→ **AVAILABLE DATA**:

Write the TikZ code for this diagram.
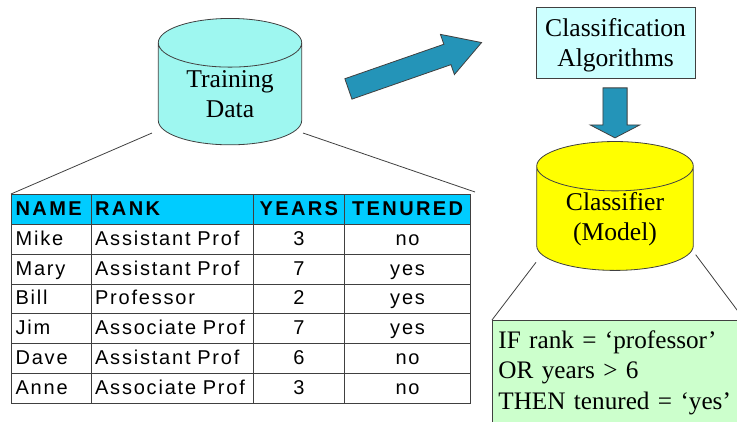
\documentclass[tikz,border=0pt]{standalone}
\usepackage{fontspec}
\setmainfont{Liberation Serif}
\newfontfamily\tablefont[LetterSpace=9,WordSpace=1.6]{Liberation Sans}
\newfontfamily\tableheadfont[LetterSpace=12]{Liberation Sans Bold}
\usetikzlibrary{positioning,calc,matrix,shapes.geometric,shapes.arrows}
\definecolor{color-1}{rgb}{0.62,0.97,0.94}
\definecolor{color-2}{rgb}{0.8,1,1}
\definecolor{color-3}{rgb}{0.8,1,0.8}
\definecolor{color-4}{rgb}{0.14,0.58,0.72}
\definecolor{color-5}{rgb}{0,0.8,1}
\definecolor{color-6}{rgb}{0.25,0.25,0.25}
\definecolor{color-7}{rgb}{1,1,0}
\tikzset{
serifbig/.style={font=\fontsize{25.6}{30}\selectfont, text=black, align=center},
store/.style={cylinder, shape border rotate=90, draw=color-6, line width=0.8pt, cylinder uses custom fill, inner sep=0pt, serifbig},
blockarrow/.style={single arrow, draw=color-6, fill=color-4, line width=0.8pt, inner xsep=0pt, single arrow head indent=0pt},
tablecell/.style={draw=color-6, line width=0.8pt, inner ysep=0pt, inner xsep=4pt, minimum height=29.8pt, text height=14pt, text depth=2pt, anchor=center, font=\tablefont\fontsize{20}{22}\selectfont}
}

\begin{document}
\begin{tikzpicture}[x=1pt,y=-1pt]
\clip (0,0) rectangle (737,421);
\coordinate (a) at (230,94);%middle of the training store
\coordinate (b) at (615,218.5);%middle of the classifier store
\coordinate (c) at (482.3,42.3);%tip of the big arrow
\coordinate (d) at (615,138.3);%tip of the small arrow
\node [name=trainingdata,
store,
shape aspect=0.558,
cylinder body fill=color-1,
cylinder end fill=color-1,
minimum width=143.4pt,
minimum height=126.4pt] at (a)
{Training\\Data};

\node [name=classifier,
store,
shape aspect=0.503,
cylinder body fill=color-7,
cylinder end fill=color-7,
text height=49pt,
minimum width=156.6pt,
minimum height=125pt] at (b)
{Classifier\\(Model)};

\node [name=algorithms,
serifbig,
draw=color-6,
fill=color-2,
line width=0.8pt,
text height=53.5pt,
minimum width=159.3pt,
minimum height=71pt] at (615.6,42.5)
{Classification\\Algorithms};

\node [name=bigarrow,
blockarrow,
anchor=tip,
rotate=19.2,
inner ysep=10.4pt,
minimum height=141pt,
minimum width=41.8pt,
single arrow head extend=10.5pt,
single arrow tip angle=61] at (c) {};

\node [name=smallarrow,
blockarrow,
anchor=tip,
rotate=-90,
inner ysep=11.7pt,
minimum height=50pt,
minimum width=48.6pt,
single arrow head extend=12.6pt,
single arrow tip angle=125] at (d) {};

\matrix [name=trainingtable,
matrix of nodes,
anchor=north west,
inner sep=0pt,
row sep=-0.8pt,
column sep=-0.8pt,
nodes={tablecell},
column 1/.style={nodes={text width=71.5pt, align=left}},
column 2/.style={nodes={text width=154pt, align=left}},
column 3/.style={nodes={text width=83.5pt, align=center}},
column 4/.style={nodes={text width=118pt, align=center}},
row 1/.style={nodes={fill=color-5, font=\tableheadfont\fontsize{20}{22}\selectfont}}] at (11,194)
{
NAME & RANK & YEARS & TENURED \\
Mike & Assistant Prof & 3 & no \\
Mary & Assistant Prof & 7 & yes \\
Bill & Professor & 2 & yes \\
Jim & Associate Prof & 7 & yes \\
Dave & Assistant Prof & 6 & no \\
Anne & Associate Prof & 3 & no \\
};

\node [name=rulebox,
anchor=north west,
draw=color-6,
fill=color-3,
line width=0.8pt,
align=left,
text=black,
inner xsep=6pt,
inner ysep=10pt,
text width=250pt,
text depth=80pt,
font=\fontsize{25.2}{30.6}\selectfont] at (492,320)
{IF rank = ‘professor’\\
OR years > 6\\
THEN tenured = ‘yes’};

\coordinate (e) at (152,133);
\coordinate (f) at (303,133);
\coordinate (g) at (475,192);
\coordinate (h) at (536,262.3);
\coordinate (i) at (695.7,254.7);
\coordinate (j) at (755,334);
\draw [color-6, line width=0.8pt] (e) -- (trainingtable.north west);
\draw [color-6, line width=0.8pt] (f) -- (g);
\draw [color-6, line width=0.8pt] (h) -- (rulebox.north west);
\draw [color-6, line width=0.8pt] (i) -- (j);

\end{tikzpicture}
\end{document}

→ **JOB**: The data above should be repeated exactly, minus any pictures.

→ **TASK OUTPUT**:
Write the TikZ code for this diagram.
\documentclass[tikz,border=0pt]{standalone}
\usepackage{fontspec}
\setmainfont{Liberation Serif}
\newfontfamily\tablefont[LetterSpace=9,WordSpace=1.6]{Liberation Sans}
\newfontfamily\tableheadfont[LetterSpace=12]{Liberation Sans Bold}
\usetikzlibrary{positioning,calc,matrix,shapes.geometric,shapes.arrows}
\definecolor{color-1}{rgb}{0.62,0.97,0.94}
\definecolor{color-2}{rgb}{0.8,1,1}
\definecolor{color-3}{rgb}{0.8,1,0.8}
\definecolor{color-4}{rgb}{0.14,0.58,0.72}
\definecolor{color-5}{rgb}{0,0.8,1}
\definecolor{color-6}{rgb}{0.25,0.25,0.25}
\definecolor{color-7}{rgb}{1,1,0}
\tikzset{
serifbig/.style={font=\fontsize{25.6}{30}\selectfont, text=black, align=center},
store/.style={cylinder, shape border rotate=90, draw=color-6, line width=0.8pt, cylinder uses custom fill, inner sep=0pt, serifbig},
blockarrow/.style={single arrow, draw=color-6, fill=color-4, line width=0.8pt, inner xsep=0pt, single arrow head indent=0pt},
tablecell/.style={draw=color-6, line width=0.8pt, inner ysep=0pt, inner xsep=4pt, minimum height=29.8pt, text height=14pt, text depth=2pt, anchor=center, font=\tablefont\fontsize{20}{22}\selectfont}
}

\begin{document}
\begin{tikzpicture}[x=1pt,y=-1pt]
\clip (0,0) rectangle (737,421);
\coordinate (a) at (230,94);%middle of the training store
\coordinate (b) at (615,218.5);%middle of the classifier store
\coordinate (c) at (482.3,42.3);%tip of the big arrow
\coordinate (d) at (615,138.3);%tip of the small arrow
\node [name=trainingdata,
store,
shape aspect=0.558,
cylinder body fill=color-1,
cylinder end fill=color-1,
minimum width=143.4pt,
minimum height=126.4pt] at (a)
{Training\\Data};

\node [name=classifier,
store,
shape aspect=0.503,
cylinder body fill=color-7,
cylinder end fill=color-7,
text height=49pt,
minimum width=156.6pt,
minimum height=125pt] at (b)
{Classifier\\(Model)};

\node [name=algorithms,
serifbig,
draw=color-6,
fill=color-2,
line width=0.8pt,
text height=53.5pt,
minimum width=159.3pt,
minimum height=71pt] at (615.6,42.5)
{Classification\\Algorithms};

\node [name=bigarrow,
blockarrow,
anchor=tip,
rotate=19.2,
inner ysep=10.4pt,
minimum height=141pt,
minimum width=41.8pt,
single arrow head extend=10.5pt,
single arrow tip angle=61] at (c) {};

\node [name=smallarrow,
blockarrow,
anchor=tip,
rotate=-90,
inner ysep=11.7pt,
minimum height=50pt,
minimum width=48.6pt,
single arrow head extend=12.6pt,
single arrow tip angle=125] at (d) {};

\matrix [name=trainingtable,
matrix of nodes,
anchor=north west,
inner sep=0pt,
row sep=-0.8pt,
column sep=-0.8pt,
nodes={tablecell},
column 1/.style={nodes={text width=71.5pt, align=left}},
column 2/.style={nodes={text width=154pt, align=left}},
column 3/.style={nodes={text width=83.5pt, align=center}},
column 4/.style={nodes={text width=118pt, align=center}},
row 1/.style={nodes={fill=color-5, font=\tableheadfont\fontsize{20}{22}\selectfont}}] at (11,194)
{
NAME & RANK & YEARS & TENURED \\
Mike & Assistant Prof & 3 & no \\
Mary & Assistant Prof & 7 & yes \\
Bill & Professor & 2 & yes \\
Jim & Associate Prof & 7 & yes \\
Dave & Assistant Prof & 6 & no \\
Anne & Associate Prof & 3 & no \\
};

\node [name=rulebox,
anchor=north west,
draw=color-6,
fill=color-3,
line width=0.8pt,
align=left,
text=black,
inner xsep=6pt,
inner ysep=10pt,
text width=250pt,
text depth=80pt,
font=\fontsize{25.2}{30.6}\selectfont] at (492,320)
{IF rank = ‘professor’\\
OR years > 6\\
THEN tenured = ‘yes’};

\coordinate (e) at (152,133);
\coordinate (f) at (303,133);
\coordinate (g) at (475,192);
\coordinate (h) at (536,262.3);
\coordinate (i) at (695.7,254.7);
\coordinate (j) at (755,334);
\draw [color-6, line width=0.8pt] (e) -- (trainingtable.north west);
\draw [color-6, line width=0.8pt] (f) -- (g);
\draw [color-6, line width=0.8pt] (h) -- (rulebox.north west);
\draw [color-6, line width=0.8pt] (i) -- (j);

\end{tikzpicture}
\end{document}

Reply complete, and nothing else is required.